The Obama administration broke the law. So concluded a report released last week by the nonpartisan Government Accountability Office that reviewed the highly controversial exchange in May of five Taliban leaders held at Guantanamo Bay for Army Sgt. Bowe Bergdahl.
In 2009, then-PFC Bergdahl somehow fell into the hands of the Taliban, the only U.S. solider to be held captive in Afghanistan. A 2010 Pentagon investigation found the evidence "incontrovertible" that the infantryman purposely walked away from his platoon.
Despite the circumstances of Pfc. Bergdahl's captivity, the Obama administration decided that his freedom was worth purchasing by turning out of Guantanamo the five extremely dangerous Taliban militants and flying them to Qatar, where they are free to roam that country as they please.
The GAO concluded that the administration violated several provisions of the 2014 Department of Defense Appropriation Act, which Obama signed into law in December.
The Obama Pentagon failed to "notify relevant congressional committees at least 30 days in advance of the transfer," as required under section 8111 of the law.

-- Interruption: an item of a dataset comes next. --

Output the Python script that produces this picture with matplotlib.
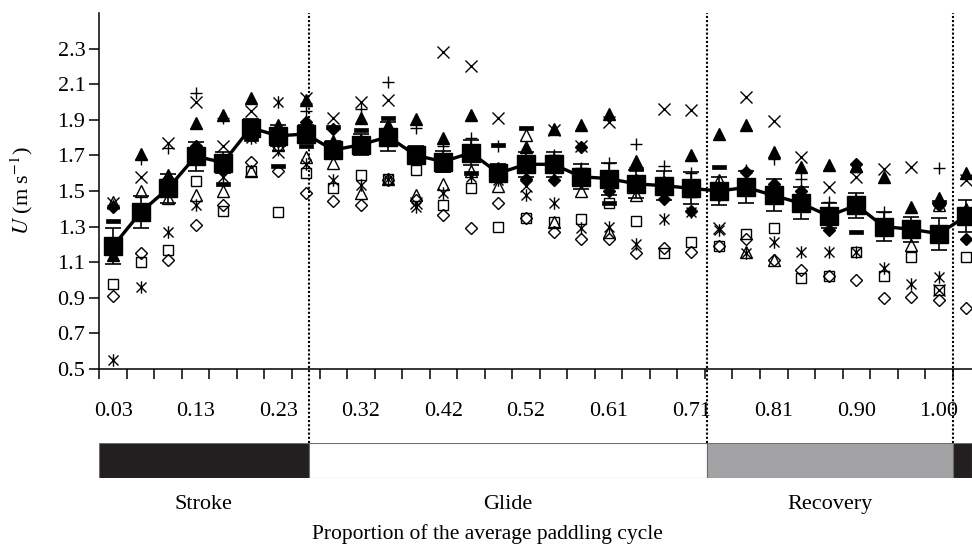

It also failed to make a determination, under section 1035(a), that the individuals released from Guantanamo were "no longer a threat to the national security of the United States."
And it similarly failed to determine, as required under section 1035(b), that the release of the five Taliban leaders would "substantially mitigate the risk" of the individuals "engaging or reengaging in any terrorist or other hostile activity that threatens the United States or United States persons or interests."
Finally, GAO found that the Defense Department violated the federal Antideficiency Act by using funds to carry out the transfer "when no money was available for that purpose."
The issue here is not so much whether Sgt. Bergdahl should have been exchanged for five dangerous Taliban leaders. It's whether Obama was right to suspend the rule of law to secure the sergeant's release.
Well, we come down on the side of those who argue that the president's constitutional duty to "take care that the laws be faithfully executed" trumps the understandable desire to rescue American personnel who fall into enemy hands - be it Sgt. Bergdahl or a bona fide hero captured under less-questionable circumstances.